* **Given information**

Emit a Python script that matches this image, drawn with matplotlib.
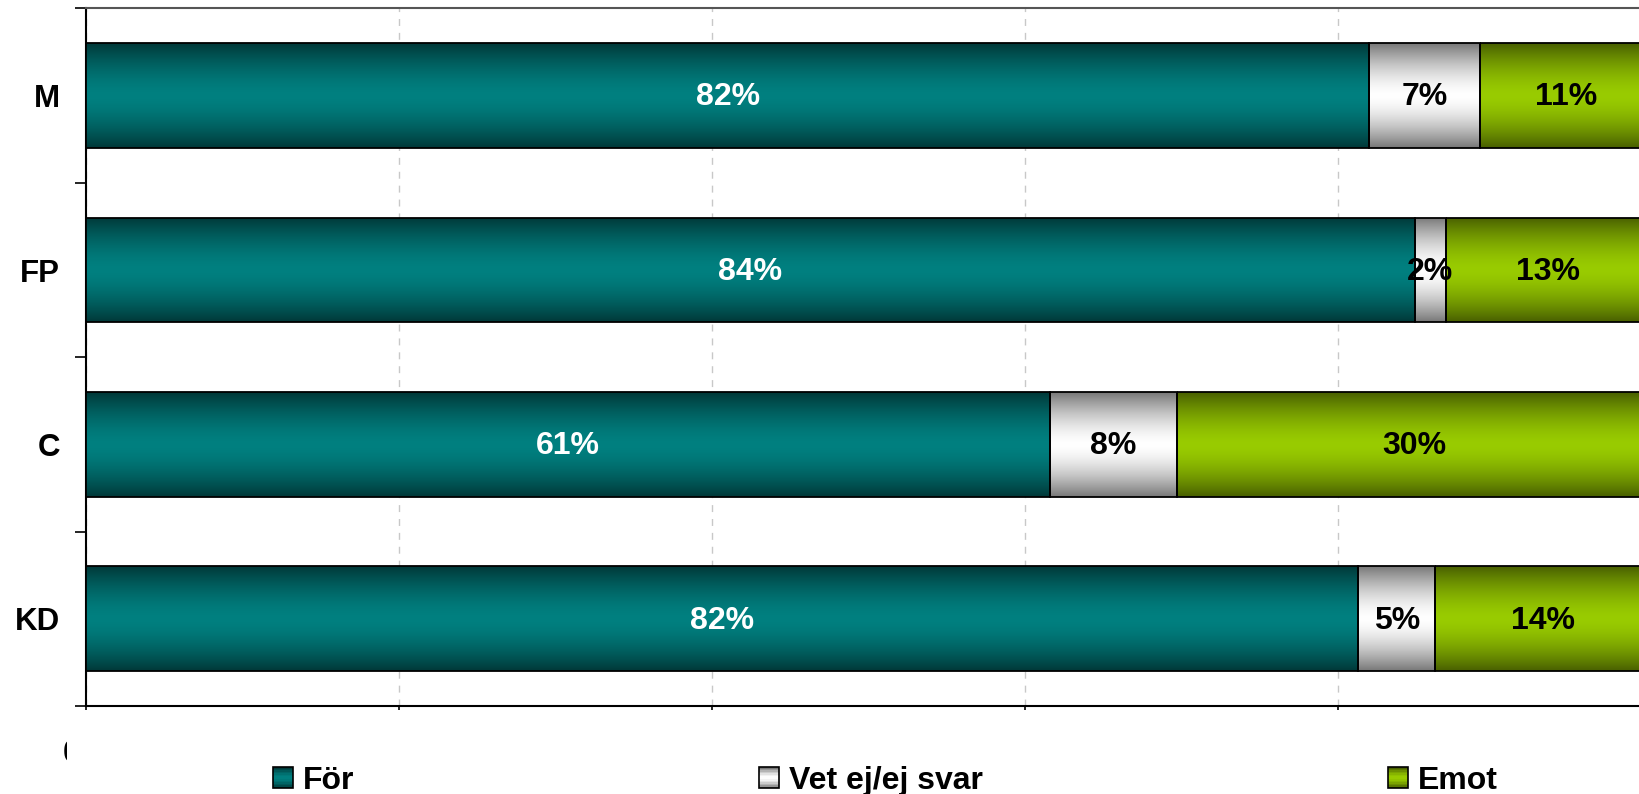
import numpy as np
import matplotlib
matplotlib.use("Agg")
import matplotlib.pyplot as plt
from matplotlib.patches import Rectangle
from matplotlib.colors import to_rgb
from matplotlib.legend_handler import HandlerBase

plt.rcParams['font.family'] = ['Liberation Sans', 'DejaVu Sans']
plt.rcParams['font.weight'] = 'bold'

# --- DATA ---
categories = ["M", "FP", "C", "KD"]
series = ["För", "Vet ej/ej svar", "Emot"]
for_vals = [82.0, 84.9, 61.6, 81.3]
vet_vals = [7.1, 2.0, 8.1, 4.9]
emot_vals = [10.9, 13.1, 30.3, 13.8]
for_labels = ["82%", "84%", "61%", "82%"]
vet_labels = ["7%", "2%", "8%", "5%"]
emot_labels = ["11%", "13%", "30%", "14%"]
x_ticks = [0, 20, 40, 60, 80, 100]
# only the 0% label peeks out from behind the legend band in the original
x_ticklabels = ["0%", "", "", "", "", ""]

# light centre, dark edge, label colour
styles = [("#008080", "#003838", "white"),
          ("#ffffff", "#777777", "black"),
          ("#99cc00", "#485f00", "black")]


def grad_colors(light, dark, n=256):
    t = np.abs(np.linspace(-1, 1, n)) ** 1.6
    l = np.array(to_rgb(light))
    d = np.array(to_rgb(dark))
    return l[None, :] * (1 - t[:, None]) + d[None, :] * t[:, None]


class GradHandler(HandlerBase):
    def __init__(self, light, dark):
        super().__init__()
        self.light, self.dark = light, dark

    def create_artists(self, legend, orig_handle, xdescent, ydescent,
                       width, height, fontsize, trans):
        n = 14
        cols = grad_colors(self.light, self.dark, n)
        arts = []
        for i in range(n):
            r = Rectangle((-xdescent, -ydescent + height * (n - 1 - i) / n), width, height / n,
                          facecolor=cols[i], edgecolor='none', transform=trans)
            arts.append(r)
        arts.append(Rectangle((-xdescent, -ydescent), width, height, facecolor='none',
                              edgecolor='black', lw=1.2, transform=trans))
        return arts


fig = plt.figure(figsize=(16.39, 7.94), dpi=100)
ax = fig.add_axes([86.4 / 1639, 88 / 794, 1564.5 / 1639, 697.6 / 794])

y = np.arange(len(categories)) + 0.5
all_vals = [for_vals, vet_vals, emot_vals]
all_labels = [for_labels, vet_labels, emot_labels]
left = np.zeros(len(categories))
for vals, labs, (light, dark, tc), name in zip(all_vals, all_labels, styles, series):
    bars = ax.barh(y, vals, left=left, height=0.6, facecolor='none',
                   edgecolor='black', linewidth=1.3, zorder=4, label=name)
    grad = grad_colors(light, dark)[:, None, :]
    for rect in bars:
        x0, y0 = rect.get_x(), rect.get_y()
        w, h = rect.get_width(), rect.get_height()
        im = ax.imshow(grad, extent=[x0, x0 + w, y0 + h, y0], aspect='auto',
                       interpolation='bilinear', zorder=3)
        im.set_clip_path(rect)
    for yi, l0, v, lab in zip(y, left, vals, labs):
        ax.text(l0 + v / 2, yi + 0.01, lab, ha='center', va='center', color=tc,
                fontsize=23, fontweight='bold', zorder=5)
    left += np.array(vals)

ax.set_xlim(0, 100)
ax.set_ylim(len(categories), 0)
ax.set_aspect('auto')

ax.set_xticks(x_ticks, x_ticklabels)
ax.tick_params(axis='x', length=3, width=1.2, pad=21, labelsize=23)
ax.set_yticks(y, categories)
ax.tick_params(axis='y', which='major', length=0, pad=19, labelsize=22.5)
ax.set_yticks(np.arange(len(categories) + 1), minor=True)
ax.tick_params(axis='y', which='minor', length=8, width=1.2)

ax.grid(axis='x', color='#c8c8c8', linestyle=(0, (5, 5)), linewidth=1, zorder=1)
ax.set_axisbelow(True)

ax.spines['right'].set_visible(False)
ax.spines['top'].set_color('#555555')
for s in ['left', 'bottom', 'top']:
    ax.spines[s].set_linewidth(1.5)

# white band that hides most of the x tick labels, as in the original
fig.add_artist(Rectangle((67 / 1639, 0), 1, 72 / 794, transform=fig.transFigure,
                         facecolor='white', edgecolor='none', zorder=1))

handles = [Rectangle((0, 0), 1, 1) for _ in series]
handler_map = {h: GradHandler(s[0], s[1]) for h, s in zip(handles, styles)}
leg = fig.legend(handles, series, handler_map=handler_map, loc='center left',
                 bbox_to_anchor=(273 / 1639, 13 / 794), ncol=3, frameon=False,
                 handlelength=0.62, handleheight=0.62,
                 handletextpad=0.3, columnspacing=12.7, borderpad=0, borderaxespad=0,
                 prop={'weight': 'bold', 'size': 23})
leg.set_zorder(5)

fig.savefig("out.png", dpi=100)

* **Do this**
Your task is to reproduce exactly the lines from the start of the data above through the line containing "plt.rcParams['font.weight'] = 'bold'", leaving every picture out.

* **Reply**
Emit a Python script that matches this image, drawn with matplotlib.
import numpy as np
import matplotlib
matplotlib.use("Agg")
import matplotlib.pyplot as plt
from matplotlib.patches import Rectangle
from matplotlib.colors import to_rgb
from matplotlib.legend_handler import HandlerBase

plt.rcParams['font.family'] = ['Liberation Sans', 'DejaVu Sans']
plt.rcParams['font.weight'] = 'bold'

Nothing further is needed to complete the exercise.